# REQUIREMENTS
Retype the data that follows line by line, exactly, and leave its pictures out.

========================

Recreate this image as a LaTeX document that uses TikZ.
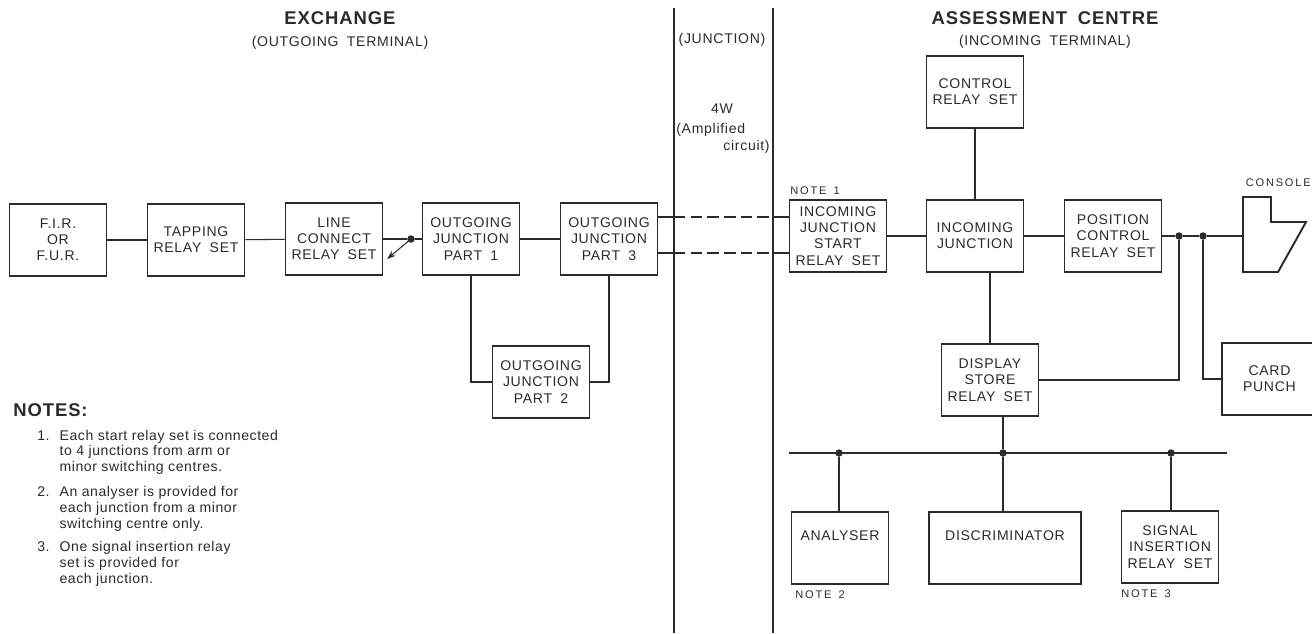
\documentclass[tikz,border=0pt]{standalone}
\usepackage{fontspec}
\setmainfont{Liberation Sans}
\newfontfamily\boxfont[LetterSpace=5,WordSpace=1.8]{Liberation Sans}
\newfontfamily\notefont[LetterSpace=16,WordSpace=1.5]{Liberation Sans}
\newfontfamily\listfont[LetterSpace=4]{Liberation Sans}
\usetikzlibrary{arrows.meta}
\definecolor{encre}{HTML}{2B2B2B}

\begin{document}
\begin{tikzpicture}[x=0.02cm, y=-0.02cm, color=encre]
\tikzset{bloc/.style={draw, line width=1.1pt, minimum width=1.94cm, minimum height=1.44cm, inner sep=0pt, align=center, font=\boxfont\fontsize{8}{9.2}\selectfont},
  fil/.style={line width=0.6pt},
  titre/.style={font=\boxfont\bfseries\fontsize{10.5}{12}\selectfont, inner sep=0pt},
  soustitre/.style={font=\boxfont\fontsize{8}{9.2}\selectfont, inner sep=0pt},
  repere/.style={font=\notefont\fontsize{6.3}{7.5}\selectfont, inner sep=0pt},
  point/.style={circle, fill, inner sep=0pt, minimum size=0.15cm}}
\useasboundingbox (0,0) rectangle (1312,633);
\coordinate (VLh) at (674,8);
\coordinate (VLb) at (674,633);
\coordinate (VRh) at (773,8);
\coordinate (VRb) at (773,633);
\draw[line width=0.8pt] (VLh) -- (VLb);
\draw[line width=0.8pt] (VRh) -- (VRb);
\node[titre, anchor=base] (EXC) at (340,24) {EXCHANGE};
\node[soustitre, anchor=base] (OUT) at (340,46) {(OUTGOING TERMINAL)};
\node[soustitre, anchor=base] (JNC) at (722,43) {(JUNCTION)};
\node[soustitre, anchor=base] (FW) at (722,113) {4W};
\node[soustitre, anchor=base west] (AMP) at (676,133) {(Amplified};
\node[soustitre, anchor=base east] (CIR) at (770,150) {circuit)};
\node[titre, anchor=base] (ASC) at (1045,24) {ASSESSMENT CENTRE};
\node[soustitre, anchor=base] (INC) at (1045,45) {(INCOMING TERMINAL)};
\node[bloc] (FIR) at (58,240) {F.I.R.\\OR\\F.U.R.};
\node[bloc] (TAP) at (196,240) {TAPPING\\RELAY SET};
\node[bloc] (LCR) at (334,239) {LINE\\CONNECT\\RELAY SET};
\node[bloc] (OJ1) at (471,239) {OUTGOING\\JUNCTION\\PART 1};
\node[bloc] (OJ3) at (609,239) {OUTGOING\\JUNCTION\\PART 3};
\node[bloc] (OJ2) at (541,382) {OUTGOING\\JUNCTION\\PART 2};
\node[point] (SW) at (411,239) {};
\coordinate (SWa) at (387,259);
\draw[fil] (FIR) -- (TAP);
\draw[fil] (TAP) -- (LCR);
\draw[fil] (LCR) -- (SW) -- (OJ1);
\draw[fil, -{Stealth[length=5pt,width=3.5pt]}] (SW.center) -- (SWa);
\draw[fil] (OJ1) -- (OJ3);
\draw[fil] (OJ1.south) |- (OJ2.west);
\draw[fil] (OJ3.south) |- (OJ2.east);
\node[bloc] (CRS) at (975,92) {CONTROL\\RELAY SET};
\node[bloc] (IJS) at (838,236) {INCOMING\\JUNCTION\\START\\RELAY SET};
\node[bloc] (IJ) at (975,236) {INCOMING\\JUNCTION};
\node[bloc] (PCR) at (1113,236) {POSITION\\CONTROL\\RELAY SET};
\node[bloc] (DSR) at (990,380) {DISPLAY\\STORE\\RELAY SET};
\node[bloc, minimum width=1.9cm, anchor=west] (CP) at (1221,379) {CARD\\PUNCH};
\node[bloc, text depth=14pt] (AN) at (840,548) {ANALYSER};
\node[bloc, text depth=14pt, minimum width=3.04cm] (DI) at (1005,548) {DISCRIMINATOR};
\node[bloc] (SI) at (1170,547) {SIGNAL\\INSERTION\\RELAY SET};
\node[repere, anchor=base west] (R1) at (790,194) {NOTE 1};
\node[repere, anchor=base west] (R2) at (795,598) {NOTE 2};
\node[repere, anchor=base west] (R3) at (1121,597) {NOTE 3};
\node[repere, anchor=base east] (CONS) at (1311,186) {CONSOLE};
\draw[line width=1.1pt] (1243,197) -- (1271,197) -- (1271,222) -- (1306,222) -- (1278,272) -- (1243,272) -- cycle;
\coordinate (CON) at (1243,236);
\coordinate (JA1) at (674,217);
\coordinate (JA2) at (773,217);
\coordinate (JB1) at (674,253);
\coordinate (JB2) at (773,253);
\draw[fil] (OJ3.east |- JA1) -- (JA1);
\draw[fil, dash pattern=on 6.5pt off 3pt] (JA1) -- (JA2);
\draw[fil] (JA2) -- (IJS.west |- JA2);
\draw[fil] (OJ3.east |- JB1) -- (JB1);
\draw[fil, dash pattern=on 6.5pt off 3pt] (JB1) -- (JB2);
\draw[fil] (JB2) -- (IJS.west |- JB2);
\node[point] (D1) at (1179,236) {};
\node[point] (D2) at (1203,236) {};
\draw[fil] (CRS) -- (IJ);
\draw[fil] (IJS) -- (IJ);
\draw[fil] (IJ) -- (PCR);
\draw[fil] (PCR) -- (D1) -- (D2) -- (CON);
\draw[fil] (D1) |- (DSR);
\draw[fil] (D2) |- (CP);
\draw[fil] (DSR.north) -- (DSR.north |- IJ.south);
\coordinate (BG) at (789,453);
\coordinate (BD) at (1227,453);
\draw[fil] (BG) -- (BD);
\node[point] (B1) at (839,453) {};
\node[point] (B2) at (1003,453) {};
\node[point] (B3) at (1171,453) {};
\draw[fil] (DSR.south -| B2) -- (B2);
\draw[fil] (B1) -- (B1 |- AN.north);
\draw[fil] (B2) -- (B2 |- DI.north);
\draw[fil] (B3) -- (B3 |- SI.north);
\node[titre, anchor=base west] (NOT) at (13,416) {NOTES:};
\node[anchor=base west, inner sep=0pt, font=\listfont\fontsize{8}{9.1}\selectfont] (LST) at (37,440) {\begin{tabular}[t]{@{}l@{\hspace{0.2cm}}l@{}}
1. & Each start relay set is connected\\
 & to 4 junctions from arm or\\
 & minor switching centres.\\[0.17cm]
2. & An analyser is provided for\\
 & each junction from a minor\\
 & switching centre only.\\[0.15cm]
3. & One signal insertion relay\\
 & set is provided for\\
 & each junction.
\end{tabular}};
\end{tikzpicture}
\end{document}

========================

# RESULT OF THE EXERCISE
Recreate this image as a LaTeX document that uses TikZ.
\documentclass[tikz,border=0pt]{standalone}
\usepackage{fontspec}
\setmainfont{Liberation Sans}
\newfontfamily\boxfont[LetterSpace=5,WordSpace=1.8]{Liberation Sans}
\newfontfamily\notefont[LetterSpace=16,WordSpace=1.5]{Liberation Sans}
\newfontfamily\listfont[LetterSpace=4]{Liberation Sans}
\usetikzlibrary{arrows.meta}
\definecolor{encre}{HTML}{2B2B2B}

\begin{document}
\begin{tikzpicture}[x=0.02cm, y=-0.02cm, color=encre]
\tikzset{bloc/.style={draw, line width=1.1pt, minimum width=1.94cm, minimum height=1.44cm, inner sep=0pt, align=center, font=\boxfont\fontsize{8}{9.2}\selectfont},
  fil/.style={line width=0.6pt},
  titre/.style={font=\boxfont\bfseries\fontsize{10.5}{12}\selectfont, inner sep=0pt},
  soustitre/.style={font=\boxfont\fontsize{8}{9.2}\selectfont, inner sep=0pt},
  repere/.style={font=\notefont\fontsize{6.3}{7.5}\selectfont, inner sep=0pt},
  point/.style={circle, fill, inner sep=0pt, minimum size=0.15cm}}
\useasboundingbox (0,0) rectangle (1312,633);
\coordinate (VLh) at (674,8);
\coordinate (VLb) at (674,633);
\coordinate (VRh) at (773,8);
\coordinate (VRb) at (773,633);
\draw[line width=0.8pt] (VLh) -- (VLb);
\draw[line width=0.8pt] (VRh) -- (VRb);
\node[titre, anchor=base] (EXC) at (340,24) {EXCHANGE};
\node[soustitre, anchor=base] (OUT) at (340,46) {(OUTGOING TERMINAL)};
\node[soustitre, anchor=base] (JNC) at (722,43) {(JUNCTION)};
\node[soustitre, anchor=base] (FW) at (722,113) {4W};
\node[soustitre, anchor=base west] (AMP) at (676,133) {(Amplified};
\node[soustitre, anchor=base east] (CIR) at (770,150) {circuit)};
\node[titre, anchor=base] (ASC) at (1045,24) {ASSESSMENT CENTRE};
\node[soustitre, anchor=base] (INC) at (1045,45) {(INCOMING TERMINAL)};
\node[bloc] (FIR) at (58,240) {F.I.R.\\OR\\F.U.R.};
\node[bloc] (TAP) at (196,240) {TAPPING\\RELAY SET};
\node[bloc] (LCR) at (334,239) {LINE\\CONNECT\\RELAY SET};
\node[bloc] (OJ1) at (471,239) {OUTGOING\\JUNCTION\\PART 1};
\node[bloc] (OJ3) at (609,239) {OUTGOING\\JUNCTION\\PART 3};
\node[bloc] (OJ2) at (541,382) {OUTGOING\\JUNCTION\\PART 2};
\node[point] (SW) at (411,239) {};
\coordinate (SWa) at (387,259);
\draw[fil] (FIR) -- (TAP);
\draw[fil] (TAP) -- (LCR);
\draw[fil] (LCR) -- (SW) -- (OJ1);
\draw[fil, -{Stealth[length=5pt,width=3.5pt]}] (SW.center) -- (SWa);
\draw[fil] (OJ1) -- (OJ3);
\draw[fil] (OJ1.south) |- (OJ2.west);
\draw[fil] (OJ3.south) |- (OJ2.east);
\node[bloc] (CRS) at (975,92) {CONTROL\\RELAY SET};
\node[bloc] (IJS) at (838,236) {INCOMING\\JUNCTION\\START\\RELAY SET};
\node[bloc] (IJ) at (975,236) {INCOMING\\JUNCTION};
\node[bloc] (PCR) at (1113,236) {POSITION\\CONTROL\\RELAY SET};
\node[bloc] (DSR) at (990,380) {DISPLAY\\STORE\\RELAY SET};
\node[bloc, minimum width=1.9cm, anchor=west] (CP) at (1221,379) {CARD\\PUNCH};
\node[bloc, text depth=14pt] (AN) at (840,548) {ANALYSER};
\node[bloc, text depth=14pt, minimum width=3.04cm] (DI) at (1005,548) {DISCRIMINATOR};
\node[bloc] (SI) at (1170,547) {SIGNAL\\INSERTION\\RELAY SET};
\node[repere, anchor=base west] (R1) at (790,194) {NOTE 1};
\node[repere, anchor=base west] (R2) at (795,598) {NOTE 2};
\node[repere, anchor=base west] (R3) at (1121,597) {NOTE 3};
\node[repere, anchor=base east] (CONS) at (1311,186) {CONSOLE};
\draw[line width=1.1pt] (1243,197) -- (1271,197) -- (1271,222) -- (1306,222) -- (1278,272) -- (1243,272) -- cycle;
\coordinate (CON) at (1243,236);
\coordinate (JA1) at (674,217);
\coordinate (JA2) at (773,217);
\coordinate (JB1) at (674,253);
\coordinate (JB2) at (773,253);
\draw[fil] (OJ3.east |- JA1) -- (JA1);
\draw[fil, dash pattern=on 6.5pt off 3pt] (JA1) -- (JA2);
\draw[fil] (JA2) -- (IJS.west |- JA2);
\draw[fil] (OJ3.east |- JB1) -- (JB1);
\draw[fil, dash pattern=on 6.5pt off 3pt] (JB1) -- (JB2);
\draw[fil] (JB2) -- (IJS.west |- JB2);
\node[point] (D1) at (1179,236) {};
\node[point] (D2) at (1203,236) {};
\draw[fil] (CRS) -- (IJ);
\draw[fil] (IJS) -- (IJ);
\draw[fil] (IJ) -- (PCR);
\draw[fil] (PCR) -- (D1) -- (D2) -- (CON);
\draw[fil] (D1) |- (DSR);
\draw[fil] (D2) |- (CP);
\draw[fil] (DSR.north) -- (DSR.north |- IJ.south);
\coordinate (BG) at (789,453);
\coordinate (BD) at (1227,453);
\draw[fil] (BG) -- (BD);
\node[point] (B1) at (839,453) {};
\node[point] (B2) at (1003,453) {};
\node[point] (B3) at (1171,453) {};
\draw[fil] (DSR.south -| B2) -- (B2);
\draw[fil] (B1) -- (B1 |- AN.north);
\draw[fil] (B2) -- (B2 |- DI.north);
\draw[fil] (B3) -- (B3 |- SI.north);
\node[titre, anchor=base west] (NOT) at (13,416) {NOTES:};
\node[anchor=base west, inner sep=0pt, font=\listfont\fontsize{8}{9.1}\selectfont] (LST) at (37,440) {\begin{tabular}[t]{@{}l@{\hspace{0.2cm}}l@{}}
1. & Each start relay set is connected\\
 & to 4 junctions from arm or\\
 & minor switching centres.\\[0.17cm]
2. & An analyser is provided for\\
 & each junction from a minor\\
 & switching centre only.\\[0.15cm]
3. & One signal insertion relay\\
 & set is provided for\\
 & each junction.
\end{tabular}};
\end{tikzpicture}
\end{document}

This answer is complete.